*** Given data
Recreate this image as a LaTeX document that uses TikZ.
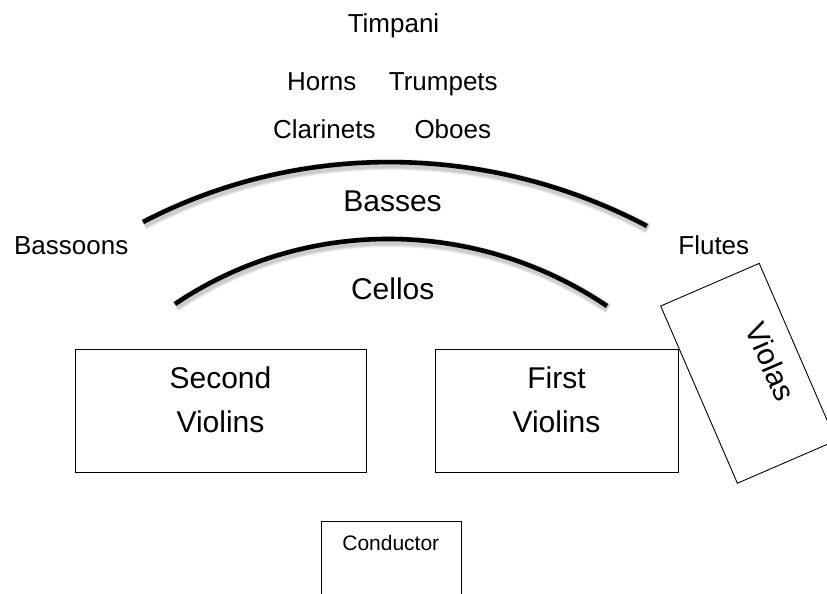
\documentclass[tikz,border=0pt]{standalone}
\usepackage{fontspec}
\setmainfont{Liberation Sans}
\begin{document}
\begin{tikzpicture}[x=1pt,y=-1pt,
  lbl/.style={anchor=base, inner sep=0pt, font=\fontsize{26}{30}\selectfont},
  biglbl/.style={anchor=base, inner sep=0pt, font=\fontsize{30}{36}\selectfont},
  smalllbl/.style={anchor=base, inner sep=0pt, font=\fontsize{21}{25}\selectfont},
  section/.style={draw=black, line width=0.9pt, inner sep=0pt},
  sectiontext/.style={anchor=north, inner sep=0pt, align=center, font=\fontsize{30}{44}\selectfont},
  riser/.style={line width=4.6pt, draw=black},
  haze/.style={draw=black, opacity=0.07},
  bassarc/.style={insert path={(143,222) .. controls (300.6,139.8) and (489.6,143.2) .. (647,226)}},
  celloarc/.style={insert path={(175,304) .. controls (305.5,216) and (476.5,218) .. (607,306)}},
]
\useasboundingbox (0,0) rectangle (827,594);
\clip (0,0) rectangle (827,594);

% back rows
\node[lbl] (timpani)   at (393.5,32.3)  {Timpani};
\node[lbl] (horns)     at (321.7,90)    {Horns};
\node[lbl] (trumpets)  at (443.3,90)    {Trumpets};
\node[lbl] (clarinets) at (324.3,138.3) {Clarinets};
\node[lbl] (oboes)     at (452.8,138.3) {Oboes};
\node[lbl] (bassoons)  at (71.2,254.3)  {Bassoons};
\node[lbl] (flutes)    at (713.8,254.3) {Flutes};

% soft shadow under the two curved rows
\begin{scope}[shift={(1,2.5)}]
  \foreach \w in {11,9,7}
    \draw[haze, line width=\w pt, bassarc];
  \foreach \w in {11,9,7}
    \draw[haze, line width=\w pt, celloarc];
\end{scope}
\draw[riser, bassarc];
\draw[riser, celloarc];

\node[biglbl] (basses) at (392.5,211.7) {Basses};
\node[biglbl] (cellos) at (392.7,299)   {Cellos};

% violin sections
\node[section, minimum width=291pt, minimum height=123pt] (second) at (220.5,410.5) {};
\node[sectiontext] (secondtext) at (220.5,366.5) {Second\\Violins};
\node[section, minimum width=243pt, minimum height=123pt] (first) at (556.5,410.5) {};
\node[sectiontext] (firsttext) at (556.5,366.5) {First\\Violins};

% violas, turned towards the centre
\node[section, rotate=23.4, minimum width=107.4pt, minimum height=193.1pt] (violas) at (748.3,373.3) {};
\node[rotate=-66.6, inner sep=0pt, font=\fontsize{30}{36}\selectfont] (violastext) at (770.7,361.7) {Violas};

% podium
\node[section, anchor=north, minimum width=140pt, minimum height=110pt] (podium) at (391,521) {};
\node[smalllbl] (conductor) at (390.8,550) {Conductor};
\end{tikzpicture}
\end{document}
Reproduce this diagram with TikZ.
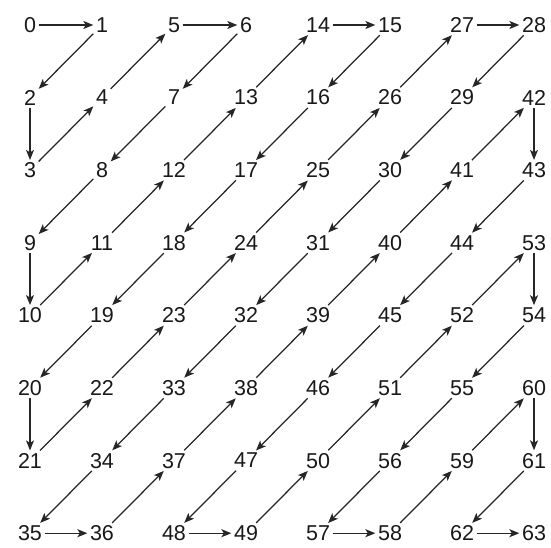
\documentclass[tikz,border=0pt]{standalone}
\usepackage{fontspec}
\setmainfont{Liberation Sans}
\usetikzlibrary{arrows.meta}
\tikzset{
  scannum/.style={
    inner sep=2.5pt, text=black!90,
    font=\fontsize{21.5}{25}\selectfont
  },
  scanarrow/.style={
    draw=black!85, line width=1.25pt,
    -{Stealth[length=10pt,width=8pt,inset=2.5pt]}
  }
}

\begin{document}
\begin{tikzpicture}[x=1pt,y=-1pt]
  \useasboundingbox (0,0) rectangle (551,548);
  %
  % ==================================================================
  % Numbers: zigzag order, one list per row (top to bottom)
  % ==================================================================
  \foreach \row [count=\r from 0] in {
      {0,1,5,6,14,15,27,28},
      {2,4,7,13,16,26,29,42},
      {3,8,12,17,25,30,41,43},
      {9,11,18,24,31,40,44,53},
      {10,19,23,32,39,45,52,54},
      {20,22,33,38,46,51,55,60},
      {21,34,37,47,50,56,59,61},
      {35,36,48,49,57,58,62,63}}{
    \foreach \v [count=\c from 0] in \row {
      \node[scannum] (n\v) at ({30+72*\c},{25+72.6*\r}) {\v};
    }
  }
  %
  % ==================================================================
  % Connectors: k -> k+1
  % ==================================================================
  \foreach \k [count=\j from 1] in {0,...,62} {
    \draw[scanarrow] (n\k) -- (n\j);
  }
\end{tikzpicture}
\end{document}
******
■ **Given task**: Repeat the material above in full and unchanged, minus its images.

■ **Output for this task**:
Recreate this image as a LaTeX document that uses TikZ.
\documentclass[tikz,border=0pt]{standalone}
\usepackage{fontspec}
\setmainfont{Liberation Sans}
\begin{document}
\begin{tikzpicture}[x=1pt,y=-1pt,
  lbl/.style={anchor=base, inner sep=0pt, font=\fontsize{26}{30}\selectfont},
  biglbl/.style={anchor=base, inner sep=0pt, font=\fontsize{30}{36}\selectfont},
  smalllbl/.style={anchor=base, inner sep=0pt, font=\fontsize{21}{25}\selectfont},
  section/.style={draw=black, line width=0.9pt, inner sep=0pt},
  sectiontext/.style={anchor=north, inner sep=0pt, align=center, font=\fontsize{30}{44}\selectfont},
  riser/.style={line width=4.6pt, draw=black},
  haze/.style={draw=black, opacity=0.07},
  bassarc/.style={insert path={(143,222) .. controls (300.6,139.8) and (489.6,143.2) .. (647,226)}},
  celloarc/.style={insert path={(175,304) .. controls (305.5,216) and (476.5,218) .. (607,306)}},
]
\useasboundingbox (0,0) rectangle (827,594);
\clip (0,0) rectangle (827,594);

% back rows
\node[lbl] (timpani)   at (393.5,32.3)  {Timpani};
\node[lbl] (horns)     at (321.7,90)    {Horns};
\node[lbl] (trumpets)  at (443.3,90)    {Trumpets};
\node[lbl] (clarinets) at (324.3,138.3) {Clarinets};
\node[lbl] (oboes)     at (452.8,138.3) {Oboes};
\node[lbl] (bassoons)  at (71.2,254.3)  {Bassoons};
\node[lbl] (flutes)    at (713.8,254.3) {Flutes};

% soft shadow under the two curved rows
\begin{scope}[shift={(1,2.5)}]
  \foreach \w in {11,9,7}
    \draw[haze, line width=\w pt, bassarc];
  \foreach \w in {11,9,7}
    \draw[haze, line width=\w pt, celloarc];
\end{scope}
\draw[riser, bassarc];
\draw[riser, celloarc];

\node[biglbl] (basses) at (392.5,211.7) {Basses};
\node[biglbl] (cellos) at (392.7,299)   {Cellos};

% violin sections
\node[section, minimum width=291pt, minimum height=123pt] (second) at (220.5,410.5) {};
\node[sectiontext] (secondtext) at (220.5,366.5) {Second\\Violins};
\node[section, minimum width=243pt, minimum height=123pt] (first) at (556.5,410.5) {};
\node[sectiontext] (firsttext) at (556.5,366.5) {First\\Violins};

% violas, turned towards the centre
\node[section, rotate=23.4, minimum width=107.4pt, minimum height=193.1pt] (violas) at (748.3,373.3) {};
\node[rotate=-66.6, inner sep=0pt, font=\fontsize{30}{36}\selectfont] (violastext) at (770.7,361.7) {Violas};

% podium
\node[section, anchor=north, minimum width=140pt, minimum height=110pt] (podium) at (391,521) {};
\node[smalllbl] (conductor) at (390.8,550) {Conductor};
\end{tikzpicture}
\end{document}
Reproduce this diagram with TikZ.
\documentclass[tikz,border=0pt]{standalone}
\usepackage{fontspec}
\setmainfont{Liberation Sans}
\usetikzlibrary{arrows.meta}
\tikzset{
  scannum/.style={
    inner sep=2.5pt, text=black!90,
    font=\fontsize{21.5}{25}\selectfont
  },
  scanarrow/.style={
    draw=black!85, line width=1.25pt,
    -{Stealth[length=10pt,width=8pt,inset=2.5pt]}
  }
}

\begin{document}
\begin{tikzpicture}[x=1pt,y=-1pt]
  \useasboundingbox (0,0) rectangle (551,548);
  %
  % ==================================================================
  % Numbers: zigzag order, one list per row (top to bottom)
  % ==================================================================
  \foreach \row [count=\r from 0] in {
      {0,1,5,6,14,15,27,28},
      {2,4,7,13,16,26,29,42},
      {3,8,12,17,25,30,41,43},
      {9,11,18,24,31,40,44,53},
      {10,19,23,32,39,45,52,54},
      {20,22,33,38,46,51,55,60},
      {21,34,37,47,50,56,59,61},
      {35,36,48,49,57,58,62,63}}{
    \foreach \v [count=\c from 0] in \row {
      \node[scannum] (n\v) at ({30+72*\c},{25+72.6*\r}) {\v};
    }
  }
  %
  % ==================================================================
  % Connectors: k -> k+1
  % ==================================================================
  \foreach \k [count=\j from 1] in {0,...,62} {
    \draw[scanarrow] (n\k) -- (n\j);
  }
\end{tikzpicture}
\end{document}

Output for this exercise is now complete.